Future sale — capital gains: On a future sale, capital gains tax is 27% of the net profit. Factor this into long-term return calculations.

CONFOTUR: What It Does and Does Not Cover

Law 158-01 (CONFOTUR) offers a 15-year IPI exemption and waiver of the 3% transfer tax for approved tourism-sector projects. These benefits apply only to projects that have received formal CONFOTUR approval — they are not automatic for any land purchase near a tourism zone. Standalone raw land does not qualify by virtue of its location alone. If a seller or agent represents that a parcel carries CONFOTUR benefits, ask to see the approval decree before relying on it.

Residency by Investment

A purchase of US$200,000 or more in Dominican real estate qualifies you to apply for permanent residency under Law 171-07, with processing in approximately 45 business days. This is separate from the land purchase itself and requires its own legal process, but the same transaction can unlock both outcomes simultaneously if the investment threshold is met.

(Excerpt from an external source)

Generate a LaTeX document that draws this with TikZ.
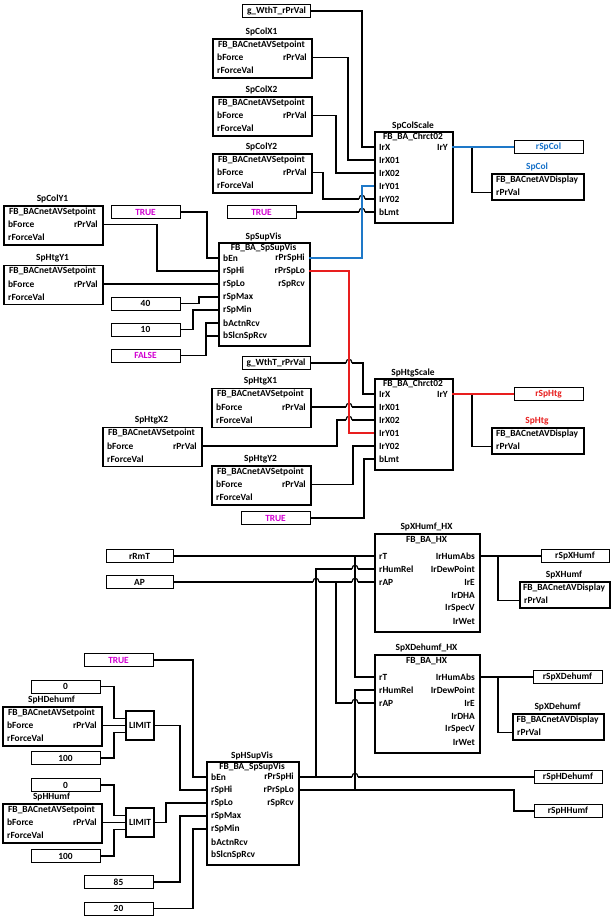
\documentclass[tikz,border=0pt]{standalone}
\usepackage{fontspec}
\setmainfont{Carlito}
\definecolor{wblue}{RGB}{30,120,200}
\definecolor{wred}{RGB}{232,30,30}
\definecolor{mag}{RGB}{210,0,210}
\definecolor{tblue}{RGB}{20,112,200}
\newcommand{\lblfont}{\fontsize{9.4}{10}\selectfont\bfseries}
\tikzset{
  fb/.style={draw, line width=1.6pt, inner sep=0pt, anchor=north west},
  cst/.style={draw, line width=1pt, inner sep=0pt, minimum height=13, minimum width=69, font=\lblfont},
  lbl/.style={inner sep=0pt, font=\lblfont},
  w/.style={line width=1.2pt},
  wb/.style={line width=1.2pt, draw=wblue},
  wr/.style={line width=1.2pt, draw=wred}
}
% hop (line jump) over a crossing wire, centred at x=#1 on y=#2
\newcommand{\hop}[2]{\draw[w] ({#1-3},#2) .. controls ({#1-3},{#2-5}) and ({#1+3},{#2-5}) .. ({#1+3},#2);}
% setpoint block: name,left,top,title
\newcommand{\spblk}[4]{%
  \node[fb,minimum width=99,minimum height=39] (#1) at (#2,#3) {};
  \node[lbl] (#1-t) at ({#2+49.5},{#3-6}) {#4};
  \node[lbl] (#1-h) at ({#2+49.5},{#3+6.5}) {FB\_BACnetAVSetpoint};
  \node[lbl,anchor=west] (#1-a) at ({#2+5},{#3+19.5}) {bForce};
  \node[lbl,anchor=east] (#1-b) at ({#2+95},{#3+19.5}) {rPrVal};
  \node[lbl,anchor=west] (#1-c) at ({#2+5},{#3+32.5}) {rForceVal};
  \coordinate (#1-o) at ({#2+99},{#3+19.5});}
% display block: name,left,top,width,title,titlecolor
\newcommand{\dspblk}[6]{%
  \node[fb,minimum width=#4,minimum height=26] (#1) at (#2,#3) {};
  \node[lbl,text=#6] (#1-t) at ({#2+#4/2},{#3-6}) {#5};
  \node[lbl] (#1-h) at ({#2+#4/2},{#3+6.5}) {FB\_BACnetAVDisplay};
  \node[lbl,anchor=west] (#1-a) at ({#2+5},{#3+19.5}) {rPrVal};
  \coordinate (#1-i) at (#2,{#3+19.5});}
% characteristic block: name,left,top,title
\newcommand{\chrblk}[4]{%
  \node[fb,minimum width=78,minimum height=91] (#1) at (#2,#3) {};
  \node[lbl] (#1-t) at ({#2+39},{#3-5.5}) {#4};
  \node[lbl] (#1-h) at ({#2+39},{#3+5.5}) {FB\_BA\_Chrct02};
  \foreach \pn [count=\k from 0] in {IrX,IrX01,IrX02,IrY01,IrY02,bLmt} {
    \node[lbl,anchor=west] (#1-l\k) at ({#2+5},{#3+16+13*\k}) {\pn};
    \coordinate (#1-i\k) at (#2,{#3+16+13*\k});}
  \node[lbl,anchor=east] (#1-ol) at ({#2+74},{#3+16}) {IrY};
  \coordinate (#1-o) at ({#2+78},{#3+16});}
% supervision block: name,left,top,width,title
\newcommand{\svblk}[5]{%
  \node[fb,minimum width=#4,minimum height=103] (#1) at (#2,#3) {};
  \node[lbl] (#1-t) at ({#2+#4/2},{#3-5.5}) {#5};
  \node[lbl] (#1-h) at ({#2+#4/2},{#3+5.5}) {FB\_BA\_SpSupVis};
  \foreach \pn [count=\k from 0] in {bEn,rSpHi,rSpLo,rSpMax,rSpMin,bActnRcv,bSlcnSpRcv} {
    \node[lbl,anchor=west] (#1-l\k) at ({#2+5},{#3+16+13*\k}) {\pn};
    \coordinate (#1-i\k) at (#2,{#3+16+13*\k});}
  \foreach \pn [count=\k from 0] in {rPrSpHi,rPrSpLo,rSpRcv} {
    \node[lbl,anchor=east] (#1-m\k) at ({#2+#4-4},{#3+16+13*\k}) {\pn};
    \coordinate (#1-o\k) at ({#2+#4},{#3+16+13*\k});}}
% HX block: name,left,top,title
\newcommand{\hxblk}[4]{%
  \node[fb,minimum width=105,minimum height=98] (#1) at (#2,#3) {};
  \node[lbl] (#1-t) at ({#2+52.5},{#3-6}) {#4};
  \node[lbl] (#1-h) at ({#2+52.5},{#3+7}) {FB\_BA\_HX};
  \foreach \pn [count=\k from 0] in {rT,rHumRel,rAP} {
    \node[lbl,anchor=west] (#1-l\k) at ({#2+5},{#3+23+13*\k}) {\pn};
    \coordinate (#1-i\k) at (#2,{#3+23+13*\k});}
  \foreach \pn [count=\k from 0] in {IrHumAbs,IrDewPoint,IrE,IrDHA,IrSpecV,IrWet} {
    \node[lbl,anchor=east] (#1-m\k) at ({#2+101},{#3+23+13*\k}) {\pn};}
  \coordinate (#1-o0) at ({#2+105},{#3+23});}
% LIMIT block: name, center y
\newcommand{\limblk}[2]{%
  \node[draw,line width=1.6pt,minimum width=28,minimum height=29,inner sep=0pt,font=\lblfont] (#1) at (140,#2) {LIMIT};
  \coordinate (#1-a) at (126,{#2-7});
  \coordinate (#1-b) at (126,#2);
  \coordinate (#1-c) at (126,{#2+7});}
\begin{document}
\begin{tikzpicture}[x=1pt,y=-1pt]
\useasboundingbox (0,0) rectangle (611,918);
\fill[white] (0,0) rectangle (611,918);

% ---------------- top: SpColScale ----------------
\node[cst,minimum width=68] (g1) at (276.5,11) {g\_WthT\_rPrVal};
\spblk{scx1}{212}{38}{SpColX1}
\spblk{scx2}{212}{96}{SpColX2}
\spblk{scy2}{212}{153}{SpColY2}
\chrblk{scs}{374}{131}{SpColScale}
\node[cst,text=tblue] (rspcol) at (548.5,147) {rSpCol};
\dspblk{dcol}{491}{173}{92}{SpCol}{tblue}
\node[cst,text=mag] (t2) at (261.5,212) {TRUE};

% ---------------- SpSupVis ----------------
\spblk{scy1}{3}{205}{SpColY1}
\spblk{shy1}{3}{264.5}{SpHtgY1}
\node[cst,text=mag] (t1) at (145.5,212) {TRUE};
\svblk{ssv}{218}{242}{91}{SpSupVis}
\node[cst] (c40) at (145.5,303.5) {40};
\node[cst] (c10) at (145.5,329.5) {10};
\node[cst,text=mag] (cf) at (145.5,355.5) {FALSE};

% ---------------- SpHtgScale ----------------
\node[cst,minimum width=68] (g2) at (276,363) {g\_WthT\_rPrVal};
\spblk{shx1}{211}{387.5}{SpHtgX1}
\spblk{shx2}{102}{426.5}{SpHtgX2}
\spblk{shy2}{211}{465}{SpHtgY2}
\chrblk{shs}{374}{378}{SpHtgScale}
\node[cst,text=wred] (rsphtg) at (548.5,394) {rSpHtg};
\dspblk{dhtg}{491}{427}{92}{SpHtg}{wred}
\node[cst,text=mag] (t3) at (275.5,518) {TRUE};

% ---------------- HX ----------------
\node[cst,minimum width=67] (rrmt) at (139.5,556) {rRmT};
\node[cst,minimum width=67] (ap) at (139.5,582) {AP};
\hxblk{hx1}{374}{533}{SpXHumf\_HX}
\hxblk{hx2}{374}{654}{SpXDehumf\_HX}
\node[cst,minimum width=68] (rspxh) at (575,556) {rSpXHumf};
\dspblk{dxh}{519}{581}{90}{SpXHumf}{black}
\node[cst] (rspxd) at (567.5,677) {rSpXDehumf};
\dspblk{dxd}{512}{713}{91}{SpXDehumf}{black}
\node[cst,minimum width=68] (rsphd) at (568,777) {rSpHDehumf};
\node[cst,minimum width=68] (rsphh) at (568,811) {rSpHHumf};

% ---------------- bottom left ----------------
\node[cst,text=mag] (t4) at (118.5,660) {TRUE};
\node[cst] (z1) at (65.5,686.5) {0};
\spblk{shd}{2}{706}{SpHDehumf}
\node[cst] (h1) at (65.5,758) {100};
\limblk{lim1}{725.5}
\node[cst] (z2) at (65.5,785) {0};
\spblk{shh}{2}{803}{SpHHumf}
\node[cst] (h2) at (65.5,856) {100};
\limblk{lim2}{822.5}
\svblk{hsv}{206}{761}{92}{SpHSupVis}
\node[cst] (c85) at (118.5,882) {85};
\node[cst] (c20) at (118.5,908.5) {20};

% junction coordinates
\coordinate (jf) at (206,336);
\coordinate (jcol) at (472,147);
\coordinate (jhtg) at (472,394);
\coordinate (jrmt) at (355,556);
\coordinate (jap) at (336,582);
\coordinate (jhi) at (316,777);
\coordinate (jlo) at (355,790);
\coordinate (jxh) at (498,556);
\coordinate (jxd) at (498,677);

% ---------------- wires: SpColScale ----------------
\draw[w] (g1.east) -| (362,147) -- (scs-i0);
\draw[w] (scx1-o) -| (348,160) -- (scs-i1);
\draw[w] (scx2-o) -| (336,173) -- (scs-i2);
\draw[w] (scy2-o) -| (323,199) -- (359,199);  \hop{362}{199}  \draw[w] (365,199) -- (scs-i4);
\draw[w] (t2.east) -- (359,212);  \hop{362}{212}  \draw[w] (365,212) -- (scs-i5);
\draw[w] (jcol) |- (dcol-i);

% ---------------- wires: SpSupVis ----------------
\draw[w] (scy1-o) -| (157,271) -- (ssv-i1);
\draw[w] (shy1-o) -- (ssv-i2);
\draw[w] (t1.east) -| (207,258) -- (ssv-i0);
\draw[w] (c40.east) -| (199,297) -- (ssv-i3);
\draw[w] (c10.east) -| (193,310) -- (ssv-i4);
\draw[w] (cf.east) -| (206,323) -- (ssv-i5);
\draw[w] (jf) -- (ssv-i6);

% ---------------- wires: SpHtgScale ----------------
\draw[w] (g2.east) -- (346,363);  \hop{349}{363}  \draw[w] (352,363) -| (363,394) -- (shs-i0);
\draw[w] (shx1-o) -- (346,407);  \hop{349}{407}  \draw[w] (352,407) -- (shs-i1);
\draw[w] (shx2-o) -| (337,420) -- (346,420);  \hop{349}{420}  \draw[w] (352,420) -- (shs-i2);
\draw[w] (shy2-o) -| (353,446) -- (shs-i4);
\draw[w] (t3.east) -| (364,459) -- (shs-i5);
\draw[w] (jhtg) |- (dhtg-i);

% ---------------- coloured wires ----------------
\draw[wb] (ssv-o0) -| (362,186) -- (scs-i3);
\draw[wb] (scs-o) -- (rspcol.west);
\draw[wr] (ssv-o1) -| (349,433) -- (shs-i3);
\draw[wr] (shs-o) -- (rsphtg.west);

% ---------------- wires: HX ----------------
\draw[w] (rrmt.east) -- (hx1-i0);
\draw[w] (jrmt) |- (hx2-i0);
\draw[w] (ap.east) -- (313,582);  \hop{316}{582}  \draw[w] (319,582) -- (352,582);  \hop{355}{582}  \draw[w] (358,582) -- (hx1-i2);
\draw[w] (jap) -- (336,703) -- (352,703);  \hop{355}{703}  \draw[w] (358,703) -- (hx2-i2);
\draw[w] (hsv-o0) -| (316,569) -- (352,569);  \hop{355}{569}  \draw[w] (358,569) -- (hx1-i1);
\draw[w] (jhi) -- (352,777);  \hop{355}{777}  \draw[w] (358,777) -- (rsphd.west);
\draw[w] (hsv-o1) -| (355,690) -- (hx2-i1);
\draw[w] (jlo) -| (514,811) -- (rsphh.west);
\draw[w] (hx1-o0) -- (rspxh.west);
\draw[w] (jxh) |- (dxh-i);
\draw[w] (hx2-o0) -- (rspxd.west);
\draw[w] (jxd) |- (dxd-i);

% ---------------- wires: bottom left ----------------
\draw[w] (t4.east) -| (193,777) -- (hsv-i0);
\draw[w] (z1.east) -| (114,718.5) -- (lim1-a);
\draw[w] (shd-o) -- (lim1-b);
\draw[w] (h1.east) -| (114,732.5) -- (lim1-c);
\draw[w] (lim1.east) -| (180,790) -- (hsv-i1);
\draw[w] (z2.east) -| (114,815.5) -- (lim2-a);
\draw[w] (shh-o) -- (lim2-b);
\draw[w] (h2.east) -| (114,829.5) -- (lim2-c);
\draw[w] (lim2.east) -| (166,803) -- (hsv-i2);
\draw[w] (c85.east) -| (180,816) -- (hsv-i3);
\draw[w] (c20.east) -| (193,829) -- (hsv-i4);
\end{tikzpicture}
\end{document}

Choosing the Right Attorney

Because you will not be present, the quality of your local attorney is the single most important variable in a remote purchase. Look for:

  • A lawyer whose primary practice is real estate transactions, not general law.
  • Someone independent of the seller or developer — the seller's attorney represents the seller's interests, not yours.
  • References from prior foreign buyers, preferably from your country.
  • Clear written engagement terms with a fixed fee or capped hourly estimate.

We work with buyers who bring their own counsel and with buyers who ask us for referrals. In both cases, the due diligence steps above are non-negotiable.

A Note on Market Context

The Dominican Republic recorded GDP growth of 5.1% in 2024 (second in Latin America), FDI of US$5.03 billion in 2025, and 11.19 million tourist arrivals in 2024 — up 9% year-on-year. The north coast, including the Río San Juan corridor near Playa Grande, continues to attract institutional capital, including the Playa Grande International Airport project authorised by Decree 115-26 in early 2026.

Land in this corridor is priced at an estimated US$15–40/m² in the Río San Juan area (estimate, single source; verify with current listings). North coast land broadly trades at an estimated 30–50% discount to Cabarete and Sosúa comparable positions (estimate, local broker data). These are market observations, not guarantees.

Legal and investment disclaimer: This article is for informational purposes only and does not constitute legal, financial, or investment advice. Process timelines, tax rates, and cost estimates are based on current Dominican law and market observation as of 2026; they may change. All appreciation figures are estimates; real estate values can decline. Infrastructure projects referenced may be delayed or cancelled. Engage an independent licensed Dominican attorney before signing any document or transferring any funds.